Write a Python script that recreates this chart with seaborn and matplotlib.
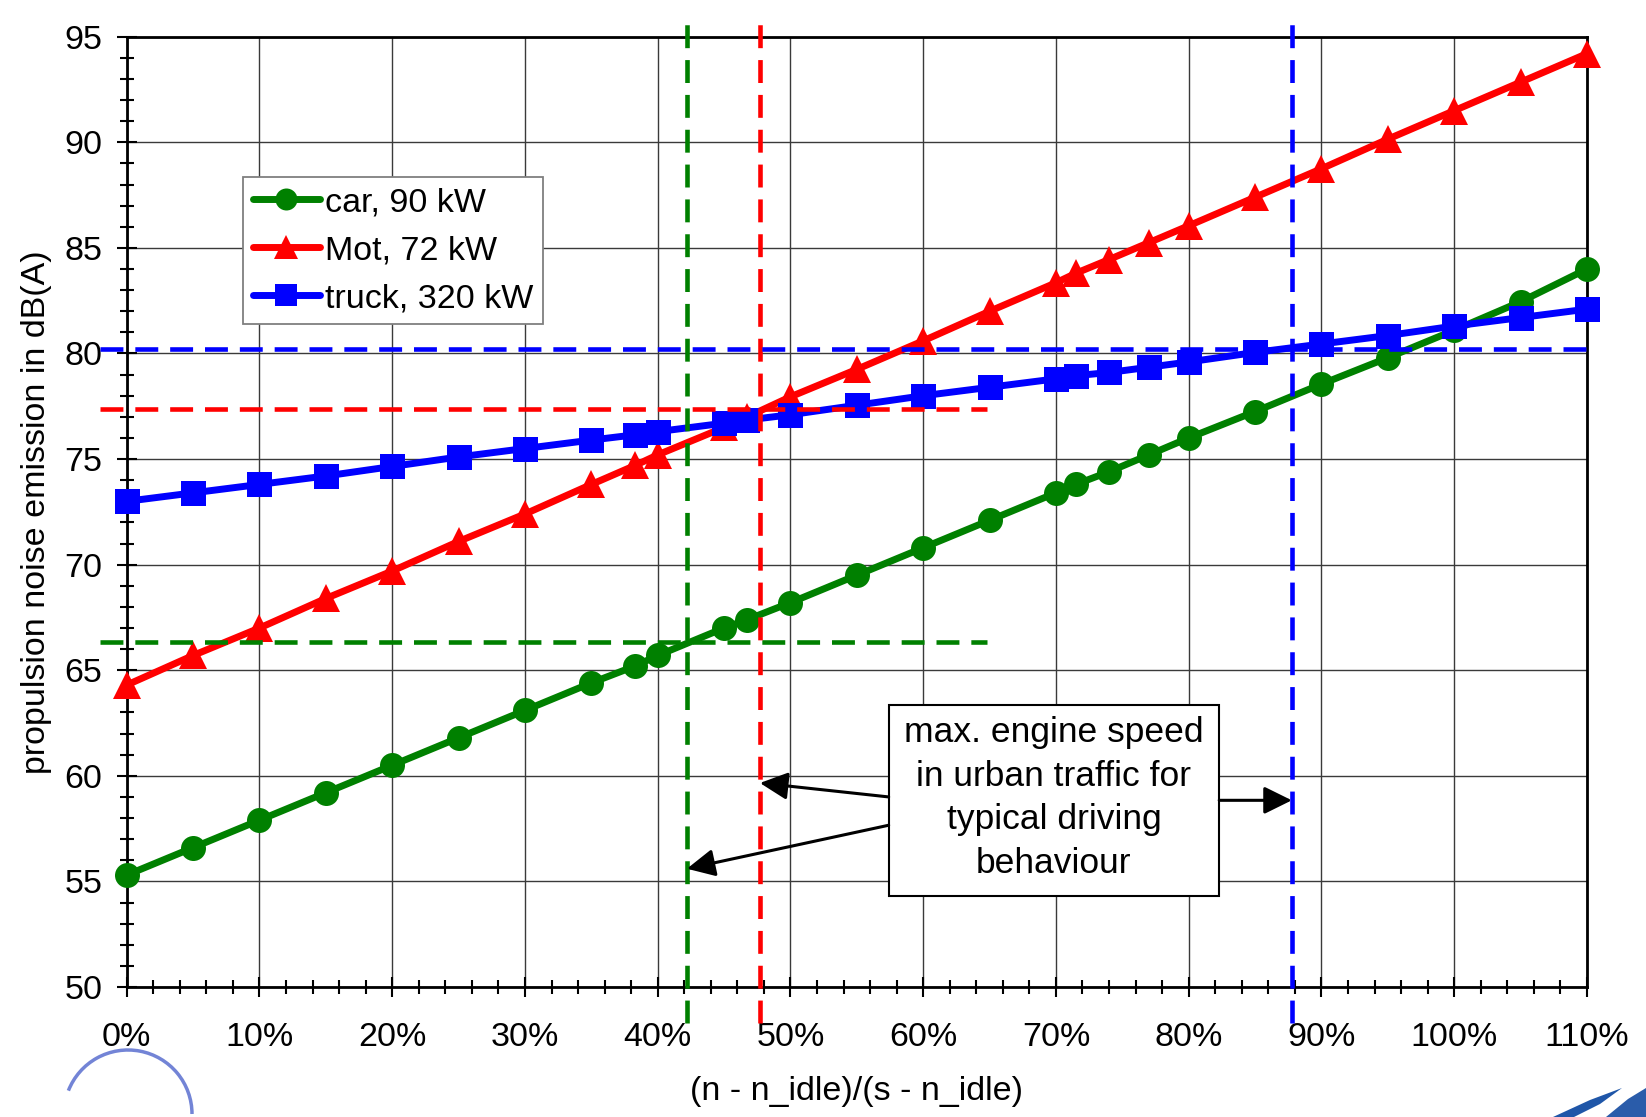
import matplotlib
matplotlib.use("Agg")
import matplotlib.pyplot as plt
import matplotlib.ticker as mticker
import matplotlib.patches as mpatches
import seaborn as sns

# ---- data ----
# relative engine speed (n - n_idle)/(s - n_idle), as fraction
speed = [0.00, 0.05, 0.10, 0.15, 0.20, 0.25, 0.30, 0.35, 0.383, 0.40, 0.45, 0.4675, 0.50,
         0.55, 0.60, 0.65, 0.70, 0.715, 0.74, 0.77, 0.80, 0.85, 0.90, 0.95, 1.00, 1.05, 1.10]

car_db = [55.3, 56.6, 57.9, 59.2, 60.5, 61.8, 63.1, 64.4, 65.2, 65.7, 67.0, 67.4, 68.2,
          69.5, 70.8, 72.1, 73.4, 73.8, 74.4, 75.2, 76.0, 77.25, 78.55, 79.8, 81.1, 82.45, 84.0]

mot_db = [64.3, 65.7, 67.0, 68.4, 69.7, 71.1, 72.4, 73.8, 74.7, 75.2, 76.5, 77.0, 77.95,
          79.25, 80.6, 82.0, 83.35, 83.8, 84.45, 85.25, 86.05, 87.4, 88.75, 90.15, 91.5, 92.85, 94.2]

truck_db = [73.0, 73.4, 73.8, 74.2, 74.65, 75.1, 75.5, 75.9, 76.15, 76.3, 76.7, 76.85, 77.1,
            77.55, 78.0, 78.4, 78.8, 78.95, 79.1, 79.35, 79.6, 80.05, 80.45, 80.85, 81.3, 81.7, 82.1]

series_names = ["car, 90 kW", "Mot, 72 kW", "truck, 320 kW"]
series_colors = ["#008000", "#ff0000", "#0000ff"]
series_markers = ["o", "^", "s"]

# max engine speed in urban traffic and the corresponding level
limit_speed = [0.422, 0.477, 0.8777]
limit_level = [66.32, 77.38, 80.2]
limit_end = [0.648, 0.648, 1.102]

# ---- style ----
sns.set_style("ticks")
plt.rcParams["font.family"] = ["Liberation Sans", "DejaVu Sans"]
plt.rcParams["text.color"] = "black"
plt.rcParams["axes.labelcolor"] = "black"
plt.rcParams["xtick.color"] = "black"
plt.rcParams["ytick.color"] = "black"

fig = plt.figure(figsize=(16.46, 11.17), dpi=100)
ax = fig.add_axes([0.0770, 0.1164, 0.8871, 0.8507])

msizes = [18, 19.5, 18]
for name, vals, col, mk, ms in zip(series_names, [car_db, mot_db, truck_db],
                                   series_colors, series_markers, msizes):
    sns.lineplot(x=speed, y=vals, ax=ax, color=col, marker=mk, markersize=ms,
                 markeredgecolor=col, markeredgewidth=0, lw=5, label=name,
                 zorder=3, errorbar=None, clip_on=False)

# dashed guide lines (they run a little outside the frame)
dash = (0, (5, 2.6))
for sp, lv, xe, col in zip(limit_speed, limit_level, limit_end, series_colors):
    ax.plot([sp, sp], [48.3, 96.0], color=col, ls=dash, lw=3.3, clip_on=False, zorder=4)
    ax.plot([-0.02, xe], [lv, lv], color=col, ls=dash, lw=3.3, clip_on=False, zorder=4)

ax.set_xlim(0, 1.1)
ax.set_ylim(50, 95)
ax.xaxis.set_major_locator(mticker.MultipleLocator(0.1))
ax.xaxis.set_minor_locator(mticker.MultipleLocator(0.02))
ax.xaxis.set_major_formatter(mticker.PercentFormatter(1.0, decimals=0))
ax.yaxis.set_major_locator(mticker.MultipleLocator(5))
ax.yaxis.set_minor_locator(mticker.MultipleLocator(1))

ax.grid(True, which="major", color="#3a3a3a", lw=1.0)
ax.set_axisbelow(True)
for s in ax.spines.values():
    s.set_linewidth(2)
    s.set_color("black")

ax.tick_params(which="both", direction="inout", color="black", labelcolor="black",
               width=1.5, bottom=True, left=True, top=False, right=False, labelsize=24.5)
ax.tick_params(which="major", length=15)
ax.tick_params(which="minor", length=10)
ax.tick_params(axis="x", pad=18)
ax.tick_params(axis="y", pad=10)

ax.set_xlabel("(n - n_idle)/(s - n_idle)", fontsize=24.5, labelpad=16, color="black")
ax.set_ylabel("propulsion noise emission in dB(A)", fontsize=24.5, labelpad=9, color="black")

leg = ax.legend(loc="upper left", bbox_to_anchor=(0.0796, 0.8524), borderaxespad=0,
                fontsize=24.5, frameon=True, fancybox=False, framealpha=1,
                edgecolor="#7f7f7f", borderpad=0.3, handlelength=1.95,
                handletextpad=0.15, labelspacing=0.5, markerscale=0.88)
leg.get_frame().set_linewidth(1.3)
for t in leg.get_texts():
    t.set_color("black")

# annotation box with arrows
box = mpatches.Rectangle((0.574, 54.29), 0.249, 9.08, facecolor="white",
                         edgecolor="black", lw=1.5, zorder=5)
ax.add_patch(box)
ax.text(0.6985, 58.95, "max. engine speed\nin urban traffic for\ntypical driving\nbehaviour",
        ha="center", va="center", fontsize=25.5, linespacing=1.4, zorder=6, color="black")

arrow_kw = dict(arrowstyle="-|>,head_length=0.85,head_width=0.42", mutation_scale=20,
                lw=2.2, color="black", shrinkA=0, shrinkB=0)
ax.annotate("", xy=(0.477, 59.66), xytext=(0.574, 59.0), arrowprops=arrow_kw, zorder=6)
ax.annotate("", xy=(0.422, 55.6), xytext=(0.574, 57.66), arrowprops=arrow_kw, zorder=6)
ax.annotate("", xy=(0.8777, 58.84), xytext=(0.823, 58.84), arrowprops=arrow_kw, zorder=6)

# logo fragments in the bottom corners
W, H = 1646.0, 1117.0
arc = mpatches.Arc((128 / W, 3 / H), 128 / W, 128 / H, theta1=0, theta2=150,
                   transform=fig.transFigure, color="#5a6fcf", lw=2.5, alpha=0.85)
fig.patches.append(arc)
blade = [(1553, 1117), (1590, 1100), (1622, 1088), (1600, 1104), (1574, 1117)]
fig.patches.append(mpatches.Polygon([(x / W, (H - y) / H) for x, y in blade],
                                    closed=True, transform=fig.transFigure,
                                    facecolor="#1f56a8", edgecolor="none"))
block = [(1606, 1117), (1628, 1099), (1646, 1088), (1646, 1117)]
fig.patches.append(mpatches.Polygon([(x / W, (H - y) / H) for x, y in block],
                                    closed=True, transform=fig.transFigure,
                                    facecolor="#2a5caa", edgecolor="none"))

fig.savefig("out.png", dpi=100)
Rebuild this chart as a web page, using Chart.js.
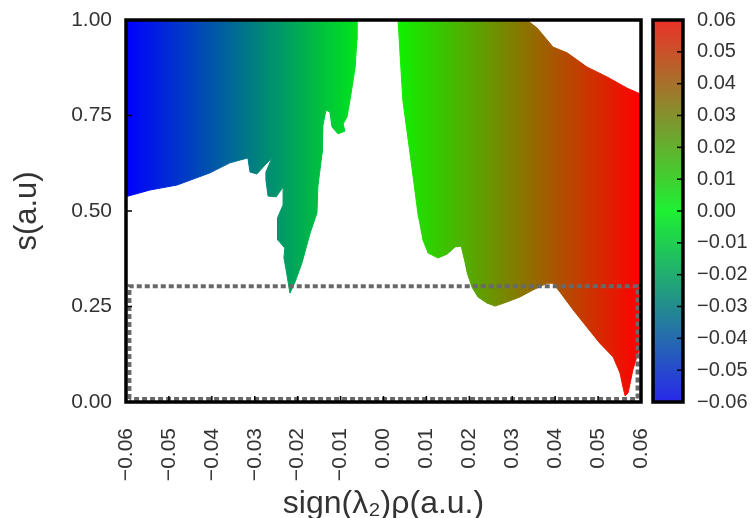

** REQUIREMENT **
Give again exactly the lines running from the beginning of the material above through the line that contains "import seaborn as sns", and leave out every picture.

** EXPECTED ANSWER **
Write a Python script that recreates this chart with seaborn and matplotlib.
import matplotlib
matplotlib.use("Agg")
import matplotlib.pyplot as plt
import matplotlib.ticker as mticker
import matplotlib.patches as mpatches
import seaborn as sns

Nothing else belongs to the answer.